COP30: COWA to plant 5,000 trees in 50 Nigerian communities

The Customs Officers’ Wives Association has announced plans to plant 5,000 trees across 50 Nigerian border communities.
The initiative marks a major step toward promoting climate action in border areas.
The programme is designed to strengthen environmental resilience in some of the country’s most vulnerable regions, targeting communities heavily affected by deforestation, land degradation and other climate-related challenges.
COWA president Kikelomo Adeniyi disclosed the initiative during the global unveiling of the Green Borders Sustainability Initiative on the sidelines of the COP30 United Nations Climate Change Conference in Belém, Brazil.
Ms Adeniyi said the pilot communities spanned 21 states and 105 local government areas.
She said the programme included training 1,000 women and youths in waste segregation, plastic recycling and clean-energy enterprises, alongside establishing solar-powered eco-hubs designed to operate as community clean-energy and recycling centres nationwide.
Ms Adeniyi announced plans for a N15 billion sustainability and innovation centre to provide climate education, vocational training, and renewable technology development for 5,000 beneficiaries annually, thereby strengthening national capacity for green enterprise and environmental stewardship.
She stressed that border communities faced the early impacts of deforestation, pollution, and desert encroachment, explaining that the initiative aimed to deliver climate solutions directly to areas where environmental degradation and human vulnerability intersected most severely.
According to her, the year-long pilot aligns with Nigeria’s Nationally Determined Contributions and global sustainability goals, positioning it as a replicable African model that links family, trade, and environmental care across multiple border communities.
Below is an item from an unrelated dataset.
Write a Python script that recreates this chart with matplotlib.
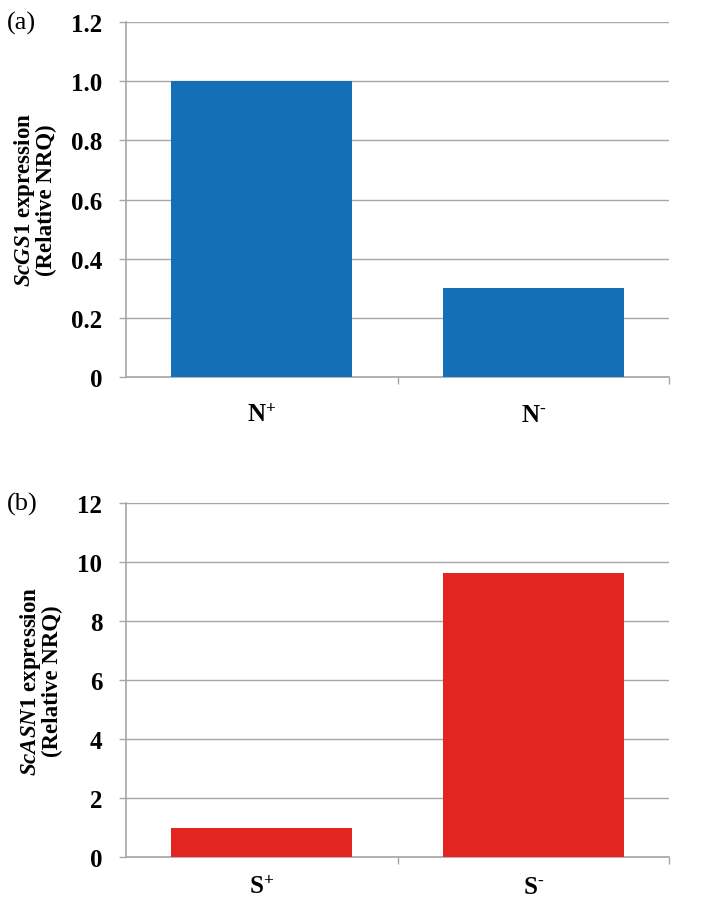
import matplotlib
matplotlib.use("Agg")
import matplotlib.pyplot as plt

plt.rcParams['font.family'] = ['Liberation Serif', 'DejaVu Serif']
plt.rcParams['mathtext.fontset'] = 'custom'
plt.rcParams['mathtext.rm'] = 'Liberation Serif:bold'
plt.rcParams['mathtext.it'] = 'Liberation Serif:italic:bold'
plt.rcParams['mathtext.bf'] = 'Liberation Serif:bold'

cats_a = [r'N$^{+}$', r'N$^{\text{-}}$']
vals_a = [1.0, 0.30]
cats_b = [r'S$^{+}$', r'S$^{\text{-}}$']
vals_b = [0.98, 9.63]
yticks_a = [0, 0.2, 0.4, 0.6, 0.8, 1.0, 1.2]
yticklabels_a = ['0', '0.2', '0.4', '0.6', '0.8', '1.0', '1.2']
yticks_b = [0, 2, 4, 6, 8, 10, 12]

fig = plt.figure(figsize=(7.09, 9.03), dpi=100)
ax1 = fig.add_axes([0.1777, 0.5814, 0.7659, 0.3931])
ax2 = fig.add_axes([0.1777, 0.0498, 0.7659, 0.3921])

grid_c = '#a6a6a6'

def style(ax, cats, vals, color, yticks, ylabels, ymax, ylabel, panel, xpad):
    x = list(range(len(cats)))
    ax.bar(x, vals, width=0.667, color=color, zorder=3)
    ax.set_xlim(-0.5, len(cats) - 0.5)
    ax.set_ylim(0, ymax)
    ax.set_yticks(yticks)
    ax.set_yticklabels(ylabels, fontsize=18, fontweight='bold')
    ax.yaxis.grid(True, color=grid_c, linewidth=1, zorder=0)
    ax.set_axisbelow(True)
    for s in ['top', 'right']:
        ax.spines[s].set_visible(False)
    for s in ['left', 'bottom']:
        ax.spines[s].set_color(grid_c)
        ax.spines[s].set_linewidth(1.2)
    ax.tick_params(axis='y', direction='out', length=5, color=grid_c, width=1, pad=12)
    ax.set_xticks([i + 0.5 for i in x], minor=False)
    ax.set_xticklabels([''] * len(x))
    ax.tick_params(axis='x', direction='out', length=5, color=grid_c, width=1)
    ax.set_xticks(x, minor=True)
    ax.set_xticklabels(cats, minor=True, fontsize=18, fontweight='bold')
    ax.tick_params(axis='x', which='minor', length=0, pad=xpad)
    ax.set_ylabel(ylabel, fontsize=16.5, fontweight='bold', linespacing=0.95, labelpad=10)
    ax.text(-0.22, 1.0, panel, transform=ax.transAxes, fontsize=19, ha='left', va='center')

style(ax1, cats_a, vals_a, '#156fb7', yticks_a, yticklabels_a, 1.2,
      r'$\mathit{ScGS1}$ expression' + '\n(Relative NRQ)', '(a)', 19)
style(ax2, cats_b, vals_b, '#e32522', yticks_b, [str(v) for v in yticks_b], 12,
      r'$\mathit{ScASN1}$ expression' + '\n(Relative NRQ)', '(b)', 13)

fig.savefig('out.png', dpi=100)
She appealed to development agencies, donors and private partners to support the construction of the COWA sustainability centre in Abuja, describing it as West Africa’s first specialised institution for women-led climate education and capacity development.
Ms Adeniyi called for collaboration among technical organisations, private investors, and international NGOs on tree-planting, recycling, and solar deployment, adding that women-led grassroots leadership could drive national progress in climate responsibility and sustainable development.